6. Practical Implications, Robustness, and Limitations

• Stability: Across batch sizes and learning rates, CCT improves robustness, cutting standard deviations in error-rate by over 50% compared to classic TTA baselines.
• Resource Overhead: Requires two forward passes per batch (for $\theta_0$ and $\theta_a$) but remains substantially lighter than competing robust adaptation strategies (such as SWR).
• Model-agnosticity: CCT provides gains on multiple architectures (ResNet50, WRN28) for vision classification and is not tied to a particular backbone.
• No static thresholds: Filtering based on empirical, per-sample confidence change, rather than fixed cutoffs, enables adaptation to evolving domains.
• Limitations: Some correct, low-confidence samples may be excluded, potentially causing rare but correct samples to be ignored. Future work may refine the $\Delta c$ criterion to admit some tolerances (e.g., negative margin).

A plausible implication is that CCT's crowd-based filtering principle provides a generic mechanism for error suppression during TTA, both for vision and sequence models, where self-supervised signals could otherwise accumulate detrimental drift in long-term adaptation.

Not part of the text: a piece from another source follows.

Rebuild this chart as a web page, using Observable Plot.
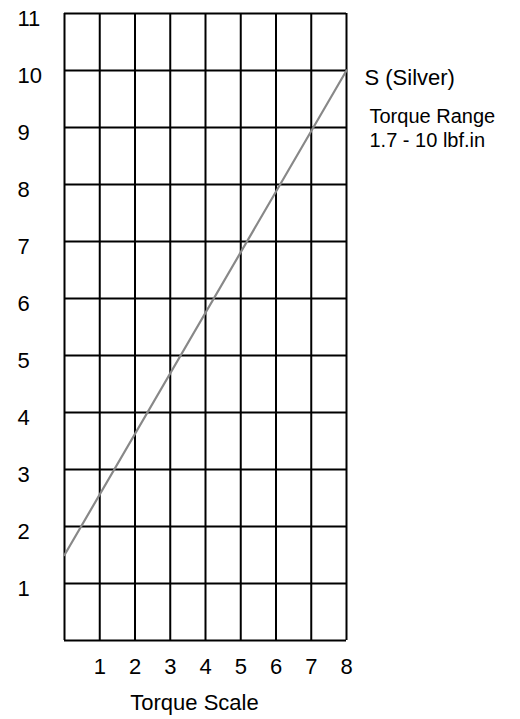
<!DOCTYPE html>
<html>
<head>
<meta charset="utf-8">
<script src="https://cdn.jsdelivr.net/npm/d3@7"></script>
<script src="https://cdn.jsdelivr.net/npm/@observablehq/plot@0.6"></script>
<style>
  html, body { margin: 0; padding: 0; background: #fff; }
</style>
</head>
<body>
<div id="chart"></div>
<script>
const xGrid = [0, 1, 2, 3, 4, 5, 6, 7, 8];
const yGrid = [0, 1, 2, 3, 4, 5, 6, 7, 8, 9, 10, 11];
const xTicks = [1, 2, 3, 4, 5, 6, 7, 8];
const yTicks = [1, 2, 3, 4, 5, 6, 7, 8, 9, 10, 11];
const lineScale = [0, 8];
const lineTorque = [1.5, 10];
const seriesName = "S (Silver)";
const rangeTitle = "Torque Range";
const rangeValue = "1.7 - 10 lbf.in";
const xTitle = "Torque Scale";

const lineData = lineScale.map((x, i) => ({x, y: lineTorque[i]}));
const font = "Liberation Sans, Arial, Helvetica, sans-serif";

const chart = Plot.plot({
  width: 520,
  height: 719,
  marginLeft: 64,
  marginRight: 174,
  marginTop: 13,
  marginBottom: 79,
  x: {domain: [0, 8], axis: null},
  y: {domain: [0, 11], axis: null},
  style: {fontFamily: font, background: "#fff", color: "#000"},
  marks: [
    Plot.ruleX(xGrid, {x: d => d, stroke: "#000", strokeWidth: 2}),
    Plot.ruleY(yGrid, {y: d => d, stroke: "#000", strokeWidth: 2}),
    Plot.line(lineData, {x: "x", y: "y", stroke: "#888", strokeWidth: 2.2}),
    Plot.text(yTicks, {x: 0, y: d => d, text: d => String(d), dx: -47, dy: 5, textAnchor: "start", fontSize: 22, fill: "#000"}),
    Plot.text(xTicks, {x: d => d, y: 0, text: d => String(d), dy: 26, fontSize: 22, fill: "#000"}),
    Plot.text([xTitle], {x: 4, y: 0, text: d => d, dx: -11, dy: 62, fontSize: 22, fill: "#000"}),
    Plot.text([seriesName], {x: 8, y: 10, text: d => d, dx: 18, dy: 7, textAnchor: "start", fontSize: 22, fill: "#000"}),
    Plot.text([rangeTitle], {x: 8, y: 10, text: d => d, dx: 23, dy: 46, textAnchor: "start", fontSize: 20, fill: "#000"}),
    Plot.text([rangeValue], {x: 8, y: 10, text: d => d, dx: 23, dy: 70, textAnchor: "start", fontSize: 20, fill: "#000"})
  ]
});
document.getElementById("chart").appendChild(chart);
</script>
</body>
</html>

7. Relationships to Prior and Contemporary Approaches

CCT generalizes and stabilizes approaches such as TENT, SAR, EATA, and SWR by introducing dynamic, data-driven selection mechanisms and, in the acoustic setting, specialized frame-level weighting and temporal consistency. Notably:

• Unlike vision-centric TTA methods that heuristically discard high-entropy/uncertain samples or rely on batchnorm statistics, CCT adapts responsively per-modal and per-task.
• In speech, CCT refrains from discarding noisy (uncertain) frames, preferring to "denoise" via learnable weighting, acknowledging their content-bearing role.

By explicitly filtering adaptation signals based on the direction of confidence change and regularizing short-term consistency, CCT enables both heuristic-free and source-free online adaptation under both closed-set and open-set wild domain shifts (Liu et al., 2023, Lee et al., 2023).